Data to process:
--

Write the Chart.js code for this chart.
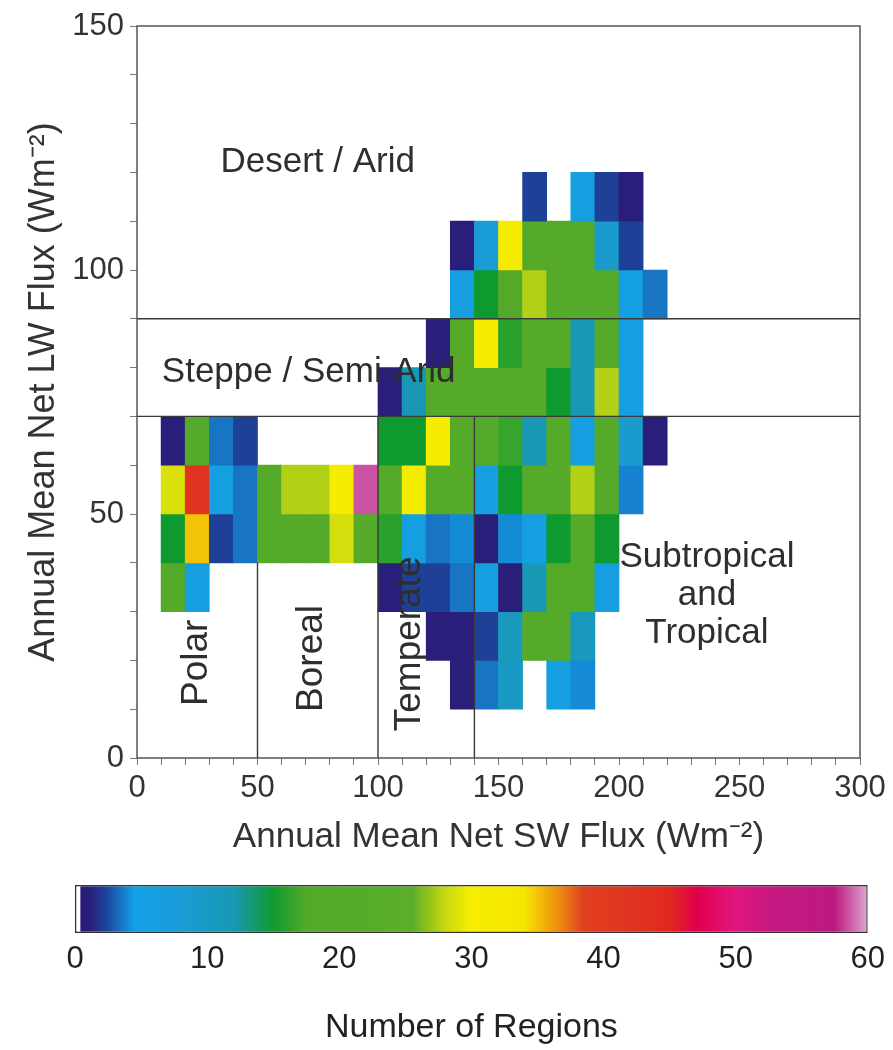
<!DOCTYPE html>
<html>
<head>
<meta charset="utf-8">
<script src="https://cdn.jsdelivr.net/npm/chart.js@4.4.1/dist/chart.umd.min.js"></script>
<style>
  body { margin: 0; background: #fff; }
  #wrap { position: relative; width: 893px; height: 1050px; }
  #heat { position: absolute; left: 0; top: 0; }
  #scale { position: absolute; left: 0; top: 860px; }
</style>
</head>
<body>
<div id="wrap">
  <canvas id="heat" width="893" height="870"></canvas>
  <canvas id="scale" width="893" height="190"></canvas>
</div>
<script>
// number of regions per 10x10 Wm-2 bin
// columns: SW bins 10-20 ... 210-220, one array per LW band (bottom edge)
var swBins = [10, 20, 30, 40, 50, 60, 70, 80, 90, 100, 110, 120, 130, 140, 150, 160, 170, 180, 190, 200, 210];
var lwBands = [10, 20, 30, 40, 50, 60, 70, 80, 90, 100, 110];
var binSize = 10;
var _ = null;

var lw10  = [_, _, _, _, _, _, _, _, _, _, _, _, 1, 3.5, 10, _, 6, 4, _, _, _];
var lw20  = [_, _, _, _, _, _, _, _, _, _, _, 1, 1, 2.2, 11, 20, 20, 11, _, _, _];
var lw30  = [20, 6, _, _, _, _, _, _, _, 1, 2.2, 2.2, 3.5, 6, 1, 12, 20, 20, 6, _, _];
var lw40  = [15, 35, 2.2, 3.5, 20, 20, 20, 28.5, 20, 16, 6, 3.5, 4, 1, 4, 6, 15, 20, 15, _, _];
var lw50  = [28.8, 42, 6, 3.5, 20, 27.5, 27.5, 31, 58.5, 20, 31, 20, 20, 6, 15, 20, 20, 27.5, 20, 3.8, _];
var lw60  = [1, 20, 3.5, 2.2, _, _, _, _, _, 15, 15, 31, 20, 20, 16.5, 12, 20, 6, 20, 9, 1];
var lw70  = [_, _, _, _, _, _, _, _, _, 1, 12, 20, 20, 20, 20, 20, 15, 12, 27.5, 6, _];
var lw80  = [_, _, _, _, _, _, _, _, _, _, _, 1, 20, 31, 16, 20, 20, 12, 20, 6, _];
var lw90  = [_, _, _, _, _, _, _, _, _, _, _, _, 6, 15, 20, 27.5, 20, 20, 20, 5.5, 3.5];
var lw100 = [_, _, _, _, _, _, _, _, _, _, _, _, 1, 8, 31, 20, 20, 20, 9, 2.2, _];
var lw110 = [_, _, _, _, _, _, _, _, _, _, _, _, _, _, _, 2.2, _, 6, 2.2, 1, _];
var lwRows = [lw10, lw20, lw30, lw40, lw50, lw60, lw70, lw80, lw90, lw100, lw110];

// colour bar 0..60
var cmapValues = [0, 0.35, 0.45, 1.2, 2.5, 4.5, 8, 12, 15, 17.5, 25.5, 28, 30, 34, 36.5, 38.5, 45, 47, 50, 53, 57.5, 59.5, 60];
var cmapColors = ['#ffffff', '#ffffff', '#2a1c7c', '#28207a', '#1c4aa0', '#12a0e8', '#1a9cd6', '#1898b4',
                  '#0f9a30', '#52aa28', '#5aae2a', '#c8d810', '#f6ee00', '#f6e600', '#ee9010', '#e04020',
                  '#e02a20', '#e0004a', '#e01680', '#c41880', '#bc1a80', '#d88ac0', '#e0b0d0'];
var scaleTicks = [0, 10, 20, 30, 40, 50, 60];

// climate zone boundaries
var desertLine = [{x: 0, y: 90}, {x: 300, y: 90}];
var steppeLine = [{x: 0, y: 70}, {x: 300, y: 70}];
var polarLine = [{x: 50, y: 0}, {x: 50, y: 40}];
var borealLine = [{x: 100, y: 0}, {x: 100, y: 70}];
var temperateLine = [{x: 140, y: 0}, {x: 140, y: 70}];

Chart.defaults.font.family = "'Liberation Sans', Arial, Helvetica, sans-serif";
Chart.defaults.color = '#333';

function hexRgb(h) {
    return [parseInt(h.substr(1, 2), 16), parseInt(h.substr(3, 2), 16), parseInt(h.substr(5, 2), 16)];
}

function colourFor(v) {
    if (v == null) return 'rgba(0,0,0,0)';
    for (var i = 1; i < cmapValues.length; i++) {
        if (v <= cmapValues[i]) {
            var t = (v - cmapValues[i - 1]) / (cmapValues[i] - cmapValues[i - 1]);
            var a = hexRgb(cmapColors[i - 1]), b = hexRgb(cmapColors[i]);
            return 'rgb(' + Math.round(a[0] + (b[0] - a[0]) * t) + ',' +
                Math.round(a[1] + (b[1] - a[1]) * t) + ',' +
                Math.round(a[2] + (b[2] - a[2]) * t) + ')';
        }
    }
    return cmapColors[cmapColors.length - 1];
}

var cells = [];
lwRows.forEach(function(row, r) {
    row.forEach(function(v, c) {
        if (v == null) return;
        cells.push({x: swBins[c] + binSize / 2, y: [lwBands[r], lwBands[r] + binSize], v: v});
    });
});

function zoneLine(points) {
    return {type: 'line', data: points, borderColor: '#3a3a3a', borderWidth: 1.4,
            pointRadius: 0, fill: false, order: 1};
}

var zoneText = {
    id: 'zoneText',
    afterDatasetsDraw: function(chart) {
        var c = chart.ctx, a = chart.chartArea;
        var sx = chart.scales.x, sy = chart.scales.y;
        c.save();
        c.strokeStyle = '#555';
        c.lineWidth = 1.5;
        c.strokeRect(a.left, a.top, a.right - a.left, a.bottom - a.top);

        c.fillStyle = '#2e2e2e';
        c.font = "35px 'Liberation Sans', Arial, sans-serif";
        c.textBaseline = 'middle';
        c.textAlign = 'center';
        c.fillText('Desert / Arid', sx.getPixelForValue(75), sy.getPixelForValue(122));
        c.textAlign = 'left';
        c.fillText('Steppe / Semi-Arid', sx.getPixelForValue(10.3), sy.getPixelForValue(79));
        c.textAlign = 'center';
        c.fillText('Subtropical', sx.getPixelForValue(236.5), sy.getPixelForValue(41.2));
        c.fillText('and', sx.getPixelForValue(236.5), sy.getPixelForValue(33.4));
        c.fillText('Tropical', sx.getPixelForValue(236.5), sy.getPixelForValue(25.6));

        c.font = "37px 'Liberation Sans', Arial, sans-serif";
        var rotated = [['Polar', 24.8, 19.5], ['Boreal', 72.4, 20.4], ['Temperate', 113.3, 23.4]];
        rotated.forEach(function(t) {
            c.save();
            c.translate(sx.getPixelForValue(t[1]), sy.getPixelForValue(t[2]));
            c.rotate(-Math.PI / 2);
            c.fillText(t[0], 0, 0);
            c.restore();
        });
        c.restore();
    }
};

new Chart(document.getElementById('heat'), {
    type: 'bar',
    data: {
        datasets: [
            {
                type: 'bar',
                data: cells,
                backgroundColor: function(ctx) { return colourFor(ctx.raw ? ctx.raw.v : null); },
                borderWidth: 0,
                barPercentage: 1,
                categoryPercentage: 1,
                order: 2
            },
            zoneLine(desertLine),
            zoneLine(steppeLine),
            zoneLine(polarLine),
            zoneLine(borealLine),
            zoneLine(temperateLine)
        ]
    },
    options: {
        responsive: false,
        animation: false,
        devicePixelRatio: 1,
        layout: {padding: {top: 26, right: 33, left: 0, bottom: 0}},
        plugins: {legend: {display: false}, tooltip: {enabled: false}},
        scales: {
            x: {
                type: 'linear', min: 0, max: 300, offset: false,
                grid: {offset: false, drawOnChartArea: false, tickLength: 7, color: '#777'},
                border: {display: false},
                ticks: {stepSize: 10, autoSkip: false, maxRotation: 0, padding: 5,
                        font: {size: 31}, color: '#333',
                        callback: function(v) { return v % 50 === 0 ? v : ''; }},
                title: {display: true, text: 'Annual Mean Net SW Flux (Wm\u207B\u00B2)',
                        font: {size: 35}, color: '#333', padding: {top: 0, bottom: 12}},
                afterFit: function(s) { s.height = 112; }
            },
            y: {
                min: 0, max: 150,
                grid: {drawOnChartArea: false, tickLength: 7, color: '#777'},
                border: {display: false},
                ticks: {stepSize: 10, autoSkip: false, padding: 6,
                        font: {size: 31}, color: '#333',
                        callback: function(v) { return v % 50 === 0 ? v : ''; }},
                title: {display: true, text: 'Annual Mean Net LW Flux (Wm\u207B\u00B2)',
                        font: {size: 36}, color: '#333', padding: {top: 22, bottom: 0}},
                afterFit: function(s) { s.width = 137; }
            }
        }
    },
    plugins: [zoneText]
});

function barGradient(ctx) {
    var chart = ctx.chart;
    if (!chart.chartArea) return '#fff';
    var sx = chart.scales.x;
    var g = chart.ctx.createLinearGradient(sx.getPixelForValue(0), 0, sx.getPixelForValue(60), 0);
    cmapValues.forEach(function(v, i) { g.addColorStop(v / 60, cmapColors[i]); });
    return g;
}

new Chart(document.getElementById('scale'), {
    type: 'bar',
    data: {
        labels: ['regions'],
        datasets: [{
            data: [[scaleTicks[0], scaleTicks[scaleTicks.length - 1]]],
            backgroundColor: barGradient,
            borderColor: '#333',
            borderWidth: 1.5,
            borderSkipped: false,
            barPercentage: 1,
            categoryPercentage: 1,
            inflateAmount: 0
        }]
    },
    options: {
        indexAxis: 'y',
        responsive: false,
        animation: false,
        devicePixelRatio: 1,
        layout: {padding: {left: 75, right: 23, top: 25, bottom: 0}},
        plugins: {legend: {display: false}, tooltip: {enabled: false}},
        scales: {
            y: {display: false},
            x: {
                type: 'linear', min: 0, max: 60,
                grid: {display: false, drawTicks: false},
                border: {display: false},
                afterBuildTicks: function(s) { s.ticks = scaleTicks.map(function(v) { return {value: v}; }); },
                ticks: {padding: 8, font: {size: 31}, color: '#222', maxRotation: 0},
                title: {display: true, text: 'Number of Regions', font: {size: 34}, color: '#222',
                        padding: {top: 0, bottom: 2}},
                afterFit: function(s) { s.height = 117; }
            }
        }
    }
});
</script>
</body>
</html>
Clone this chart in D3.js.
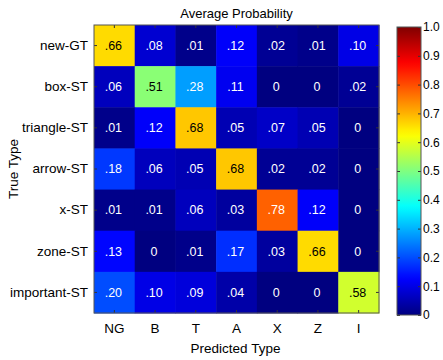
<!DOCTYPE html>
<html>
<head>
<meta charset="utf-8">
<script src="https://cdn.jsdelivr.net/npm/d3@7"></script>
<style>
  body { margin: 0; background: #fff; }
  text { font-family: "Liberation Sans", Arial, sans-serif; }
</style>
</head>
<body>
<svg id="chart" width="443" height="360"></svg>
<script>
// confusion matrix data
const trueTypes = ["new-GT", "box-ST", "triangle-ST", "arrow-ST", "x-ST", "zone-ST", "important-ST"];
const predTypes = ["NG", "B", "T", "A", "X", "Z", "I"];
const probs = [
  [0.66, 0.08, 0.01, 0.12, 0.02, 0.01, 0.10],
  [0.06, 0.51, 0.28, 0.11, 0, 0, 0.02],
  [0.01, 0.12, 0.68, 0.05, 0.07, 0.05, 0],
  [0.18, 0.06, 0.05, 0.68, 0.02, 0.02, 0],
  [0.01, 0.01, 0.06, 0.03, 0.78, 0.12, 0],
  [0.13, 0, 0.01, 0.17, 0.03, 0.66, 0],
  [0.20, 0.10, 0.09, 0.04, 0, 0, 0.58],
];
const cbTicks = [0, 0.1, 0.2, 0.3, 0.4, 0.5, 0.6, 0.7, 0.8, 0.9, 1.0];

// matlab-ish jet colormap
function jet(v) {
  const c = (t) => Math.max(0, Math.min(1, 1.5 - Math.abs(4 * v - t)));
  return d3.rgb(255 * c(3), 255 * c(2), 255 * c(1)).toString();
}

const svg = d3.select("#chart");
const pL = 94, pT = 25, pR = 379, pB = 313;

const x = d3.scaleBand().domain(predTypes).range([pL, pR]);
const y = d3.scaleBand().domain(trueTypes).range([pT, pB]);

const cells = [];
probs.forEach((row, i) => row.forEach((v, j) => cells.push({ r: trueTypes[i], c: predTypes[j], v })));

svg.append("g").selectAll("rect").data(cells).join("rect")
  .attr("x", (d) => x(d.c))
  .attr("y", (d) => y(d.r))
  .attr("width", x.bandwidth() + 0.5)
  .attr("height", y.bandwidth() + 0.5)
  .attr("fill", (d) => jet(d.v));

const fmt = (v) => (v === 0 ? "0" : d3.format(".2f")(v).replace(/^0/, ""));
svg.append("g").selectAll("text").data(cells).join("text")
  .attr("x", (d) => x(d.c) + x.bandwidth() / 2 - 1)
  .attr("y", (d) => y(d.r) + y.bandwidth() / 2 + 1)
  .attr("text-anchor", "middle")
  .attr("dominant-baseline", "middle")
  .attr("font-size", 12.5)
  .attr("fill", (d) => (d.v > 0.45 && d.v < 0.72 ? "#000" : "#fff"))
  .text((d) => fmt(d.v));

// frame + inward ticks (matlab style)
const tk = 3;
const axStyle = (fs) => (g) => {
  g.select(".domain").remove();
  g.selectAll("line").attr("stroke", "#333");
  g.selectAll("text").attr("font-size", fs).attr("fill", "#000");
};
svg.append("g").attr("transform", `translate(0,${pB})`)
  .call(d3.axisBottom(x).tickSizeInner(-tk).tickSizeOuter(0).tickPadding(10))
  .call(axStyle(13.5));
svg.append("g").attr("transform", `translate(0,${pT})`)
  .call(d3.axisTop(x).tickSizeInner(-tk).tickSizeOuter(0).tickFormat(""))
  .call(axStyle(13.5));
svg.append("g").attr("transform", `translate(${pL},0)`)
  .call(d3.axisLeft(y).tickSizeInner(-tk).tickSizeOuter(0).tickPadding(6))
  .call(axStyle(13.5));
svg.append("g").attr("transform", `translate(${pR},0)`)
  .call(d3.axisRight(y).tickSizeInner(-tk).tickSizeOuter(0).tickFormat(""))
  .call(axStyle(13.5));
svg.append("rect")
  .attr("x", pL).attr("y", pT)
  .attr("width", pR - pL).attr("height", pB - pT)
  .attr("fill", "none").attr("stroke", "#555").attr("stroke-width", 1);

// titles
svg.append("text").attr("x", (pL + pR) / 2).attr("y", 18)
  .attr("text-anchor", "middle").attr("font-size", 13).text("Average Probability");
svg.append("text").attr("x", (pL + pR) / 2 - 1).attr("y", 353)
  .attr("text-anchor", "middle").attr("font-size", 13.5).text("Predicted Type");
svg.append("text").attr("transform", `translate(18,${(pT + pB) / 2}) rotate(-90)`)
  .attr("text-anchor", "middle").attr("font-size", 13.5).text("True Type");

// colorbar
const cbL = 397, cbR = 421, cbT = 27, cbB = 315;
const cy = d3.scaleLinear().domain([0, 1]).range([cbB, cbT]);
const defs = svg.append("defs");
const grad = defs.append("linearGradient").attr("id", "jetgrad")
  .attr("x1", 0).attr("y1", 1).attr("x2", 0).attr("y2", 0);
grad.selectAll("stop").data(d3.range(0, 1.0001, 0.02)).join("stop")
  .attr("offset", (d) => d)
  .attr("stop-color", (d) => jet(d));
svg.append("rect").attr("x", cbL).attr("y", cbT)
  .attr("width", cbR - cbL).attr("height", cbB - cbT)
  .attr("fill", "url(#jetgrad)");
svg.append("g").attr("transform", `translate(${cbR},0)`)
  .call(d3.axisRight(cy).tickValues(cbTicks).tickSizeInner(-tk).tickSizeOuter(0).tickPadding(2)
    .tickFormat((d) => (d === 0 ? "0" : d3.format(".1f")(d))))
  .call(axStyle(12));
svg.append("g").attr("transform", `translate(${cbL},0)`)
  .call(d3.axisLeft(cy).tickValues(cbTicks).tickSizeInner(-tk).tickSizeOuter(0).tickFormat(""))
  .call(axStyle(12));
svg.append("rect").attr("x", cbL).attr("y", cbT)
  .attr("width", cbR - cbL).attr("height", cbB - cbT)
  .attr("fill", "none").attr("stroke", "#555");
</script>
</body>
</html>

--

Direction: Include the first line of the records, the line containing "var _ = null;", and every line between them, repeated exactly. Skip the pictures.

Exercise output:
Write the Chart.js code for this chart.
<!DOCTYPE html>
<html>
<head>
<meta charset="utf-8">
<script src="https://cdn.jsdelivr.net/npm/chart.js@4.4.1/dist/chart.umd.min.js"></script>
<style>
  body { margin: 0; background: #fff; }
  #wrap { position: relative; width: 893px; height: 1050px; }
  #heat { position: absolute; left: 0; top: 0; }
  #scale { position: absolute; left: 0; top: 860px; }
</style>
</head>
<body>
<div id="wrap">
  <canvas id="heat" width="893" height="870"></canvas>
  <canvas id="scale" width="893" height="190"></canvas>
</div>
<script>
// number of regions per 10x10 Wm-2 bin
// columns: SW bins 10-20 ... 210-220, one array per LW band (bottom edge)
var swBins = [10, 20, 30, 40, 50, 60, 70, 80, 90, 100, 110, 120, 130, 140, 150, 160, 170, 180, 190, 200, 210];
var lwBands = [10, 20, 30, 40, 50, 60, 70, 80, 90, 100, 110];
var binSize = 10;
var _ = null;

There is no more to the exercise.